Quando essa comunhão está para acontecer, transformações prenunciam a
fase futura em que o indivíduo partilhará mais integralmente da unidade da vida
cósmica, em que ele verá sua energia característica, pessoal, ceder lugar à
neutralidade, e verá sua consciência ampliar-se, levando à dissolução a
tendência de identificar-se com uma outra manifestação de núcleos superiores...

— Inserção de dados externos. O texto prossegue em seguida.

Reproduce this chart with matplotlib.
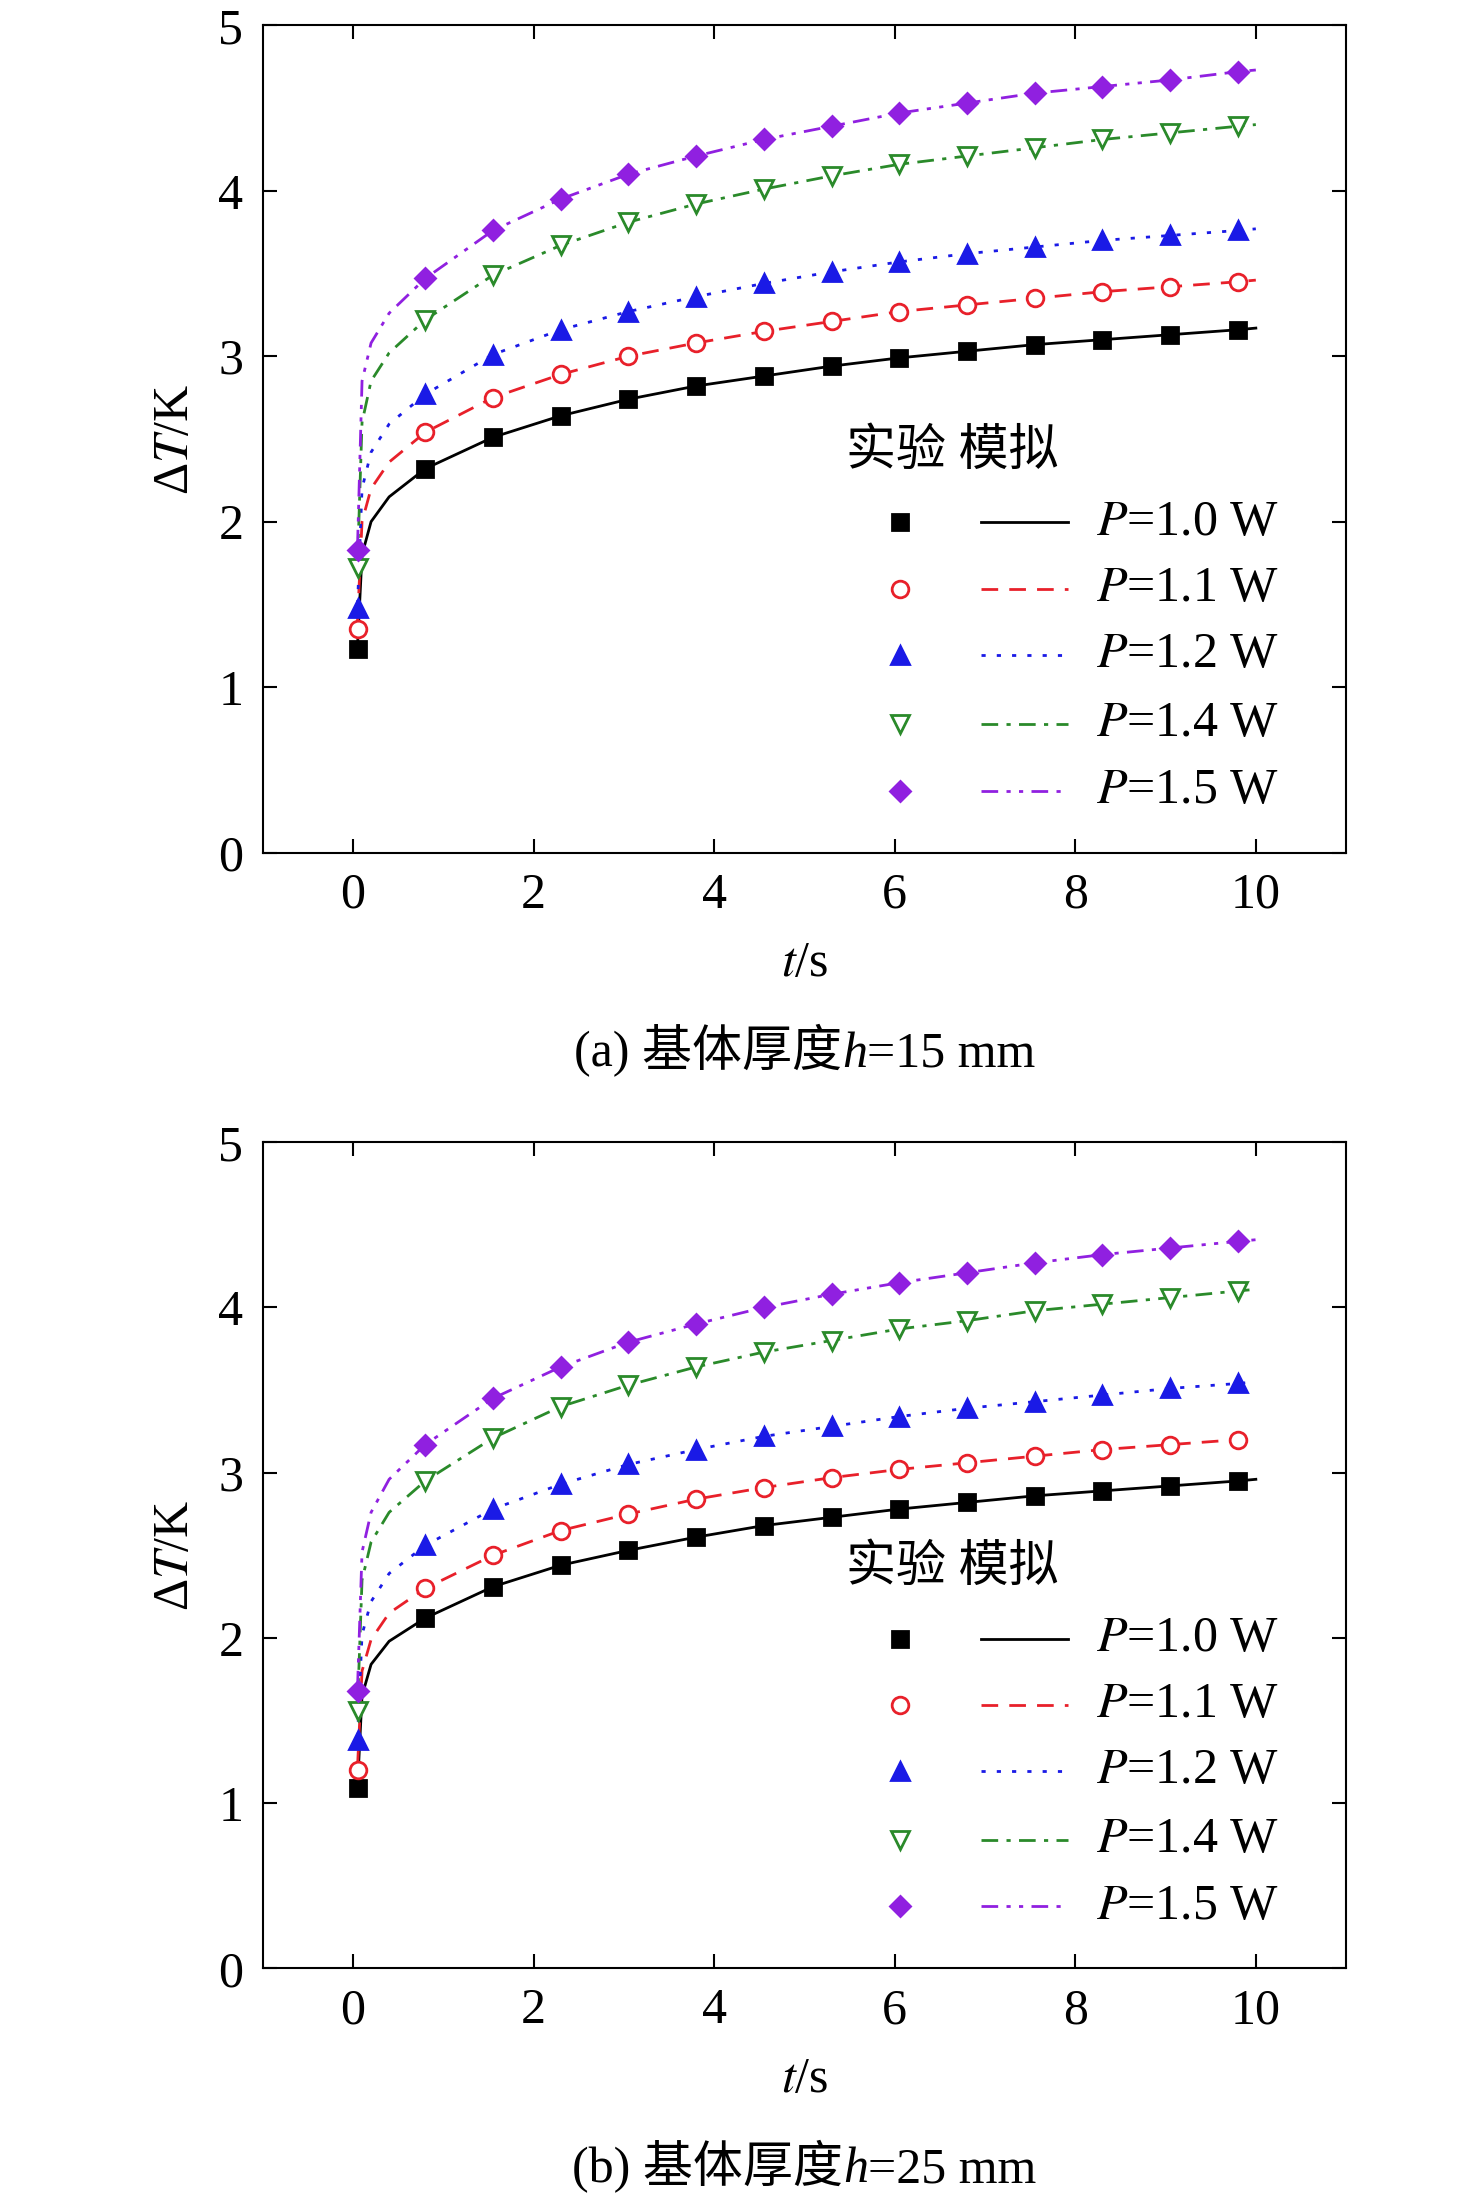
import numpy as np
import matplotlib
matplotlib.use('Agg')
import matplotlib.pyplot as plt
from matplotlib.offsetbox import TextArea, HPacker, AnchoredOffsetbox

plt.rcParams['font.family'] = ['Liberation Serif', 'Noto Sans CJK SC']
plt.rcParams['mathtext.fontset'] = 'stix'
plt.rcParams['font.size'] = 30

# Время опыта (с)
t_exp = [0.05, 0.8, 1.55, 2.3, 3.05, 3.8, 4.55, 5.3, 6.05, 6.8, 7.55, 8.3, 9.05, 9.8]
t_early = [0.05, 0.1, 0.2, 0.4]

labels = ['1.0', '1.1', '1.2', '1.4', '1.5']

# Эксперимент, h=15 mm
exp_a = [
    [1.23, 2.32, 2.51, 2.64, 2.74, 2.82, 2.88, 2.94, 2.99, 3.03, 3.07, 3.10, 3.13, 3.16],
    [1.35, 2.54, 2.75, 2.89, 3.00, 3.08, 3.15, 3.21, 3.27, 3.31, 3.35, 3.39, 3.42, 3.45],
    [1.48, 2.77, 3.01, 3.16, 3.27, 3.36, 3.44, 3.51, 3.57, 3.62, 3.66, 3.70, 3.73, 3.76],
    [1.72, 3.22, 3.49, 3.67, 3.81, 3.92, 4.01, 4.09, 4.16, 4.21, 4.26, 4.31, 4.35, 4.39],
    [1.83, 3.47, 3.76, 3.95, 4.10, 4.21, 4.31, 4.39, 4.47, 4.53, 4.59, 4.63, 4.67, 4.72],
]
# Эксперимент, h=25 mm
exp_b = [
    [1.09, 2.12, 2.31, 2.44, 2.53, 2.61, 2.68, 2.73, 2.78, 2.82, 2.86, 2.89, 2.92, 2.95],
    [1.20, 2.30, 2.50, 2.65, 2.75, 2.84, 2.91, 2.97, 3.02, 3.06, 3.10, 3.14, 3.17, 3.20],
    [1.38, 2.56, 2.78, 2.93, 3.05, 3.14, 3.22, 3.28, 3.34, 3.39, 3.43, 3.47, 3.51, 3.54],
    [1.56, 2.95, 3.21, 3.40, 3.53, 3.64, 3.73, 3.80, 3.87, 3.92, 3.98, 4.02, 4.06, 4.10],
    [1.68, 3.17, 3.45, 3.64, 3.79, 3.90, 4.00, 4.08, 4.15, 4.21, 4.27, 4.32, 4.36, 4.40],
]
# Моделирование: начальный участок и значение при t=10
sim_early_a = [[1.25, 1.80, 2.00, 2.15], [1.40, 2.00, 2.20, 2.36], [1.50, 2.20, 2.42, 2.59],
               [1.75, 2.60, 2.85, 3.02], [1.85, 2.85, 3.08, 3.26]]
sim_end_a = [3.17, 3.46, 3.77, 4.40, 4.73]
sim_early_b = [[1.10, 1.65, 1.84, 1.98], [1.22, 1.80, 1.99, 2.15], [1.40, 2.02, 2.22, 2.39],
               [1.58, 2.35, 2.58, 2.76], [1.70, 2.52, 2.76, 2.96]]
sim_end_b = [2.96, 3.21, 3.55, 4.11, 4.41]

colors = ['black', '#e8202a', '#1a1ae6', '#2a8a2a', '#9020e0']
markers = ['s', 'o', '^', 'v', 'D']
filled = [True, False, True, False, True]
msizes = [12, 12, 13, 13, 10]
dashes = [(None, None), (6, 4), (1.5, 4), (6, 3, 1.5, 3), (6, 3, 1.5, 3, 1.5, 3)]

FS = 36

fig = plt.figure(figsize=(14.76, 22.03), dpi=100)
ax_a = fig.add_axes([0.178, 0.613, 0.734, 0.3755])
ax_b = fig.add_axes([0.178, 0.1065, 0.734, 0.375])


def draw(ax, exp, early, end, tag, thick):
    t_sim = t_early + t_exp[1:] + [10]
    for i in range(5):
        y_sim = early[i] + exp[i][1:] + [end[i]]
        line, = ax.plot(t_sim, y_sim, color=colors[i], lw=2)
        if i > 0:
            line.set_dashes(dashes[i])
        ax.plot(t_exp, exp[i], ls='none', marker=markers[i], ms=msizes[i],
                mec=colors[i], mfc=colors[i] if filled[i] else 'white', mew=2)
    ax.set_xlim(-1, 11)
    ax.set_ylim(0, 5)
    ax.set_xticks([0, 2, 4, 6, 8, 10])
    ax.set_yticks([0, 1, 2, 3, 4, 5])
    ax.tick_params(direction='in', top=True, right=True, length=10, width=1.5, labelsize=FS, pad=14)
    for s in ax.spines.values():
        s.set_linewidth(1.5)
    ax.set_ylabel(r'Δ$\mathit{T}$/K', fontsize=FS, labelpad=14)
    ax.set_xlabel(r'$\mathit{t}$/s', fontsize=FS, labelpad=16)

    # Легенда вручную
    ax.text(0.538, 0.484, '实验 模拟', transform=ax.transAxes, fontsize=FS, va='center')
    rows = [0.399, 0.319, 0.239, 0.156, 0.075]
    for i in range(5):
        ax.plot([0.588], [rows[i]], transform=ax.transAxes, ls='none', marker=markers[i],
                ms=msizes[i], mec=colors[i], mfc=colors[i] if filled[i] else 'white', mew=2)
        ln, = ax.plot([0.663, 0.743], [rows[i], rows[i]], transform=ax.transAxes,
                      color=colors[i], lw=2)
        if i > 0:
            ln.set_dashes(dashes[i])
        ax.text(0.769, rows[i], r'$\mathit{P}$=' + labels[i] + ' W', transform=ax.transAxes,
                fontsize=FS, va='center')

    # Подпись под графиком
    parts = [TextArea(tag + ' 基体厚度', textprops=dict(fontsize=FS)),
             TextArea('h', textprops=dict(fontsize=FS, style='italic', family='Liberation Serif')),
             TextArea('=' + thick + ' mm', textprops=dict(fontsize=FS))]
    box = HPacker(children=parts, align='baseline', pad=0, sep=0)
    anchored = AnchoredOffsetbox(loc='center', child=box, frameon=False,
                                 bbox_to_anchor=(0.5, -0.24), bbox_transform=ax.transAxes,
                                 borderpad=0, pad=0)
    ax.add_artist(anchored)


draw(ax_a, exp_a, sim_early_a, sim_end_a, '(a)', '15')
draw(ax_b, exp_b, sim_early_b, sim_end_b, '(b)', '25')

fig.savefig('out.png', dpi=100)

Ele terá então de adquirir grande mobilidade diante das situações que lhe forem
apresentadas, transcendendo manifestações isoladas da energia e unindo-se à
essência da vida.
Deixará portando, de ter preferências. Sua sintonia passará a ser
regida não mais por afinidades, mas pela necessidade planetária... Seu trabalho
abrangerá âmbitos cada vez maiores, como decorrência e como reflexo da
ampliação que vai ocorrendo em sua própria consciência... Seu empenho estará em
alimentar a chama interior, atraindo para a Terra a luz que revela os mistérios
da existência e demonstra serem todos os homens chispas de um único fogo
transmutador, renovador e que permite a continuidade do cosmos."
Em outras
palavras, essa nos parece ser a essência ampliada e devidamente clarificada do
objetivo de redirecionamento de nosso desejo para a consagração de novas
moradas de consciência, resultante de novos e poderosos "despertares
espirituais" e de sua capacidade de transmissão de uma mensagem realmente
curativa, capaz de fazer frente, ao poderoso estado de sonambulismo, expresso
num enorme rede de condicionamentos humanos.
Em vista
disso, bem haja excelência no agora!
Um
fraterabraço e um beijo em seu coração!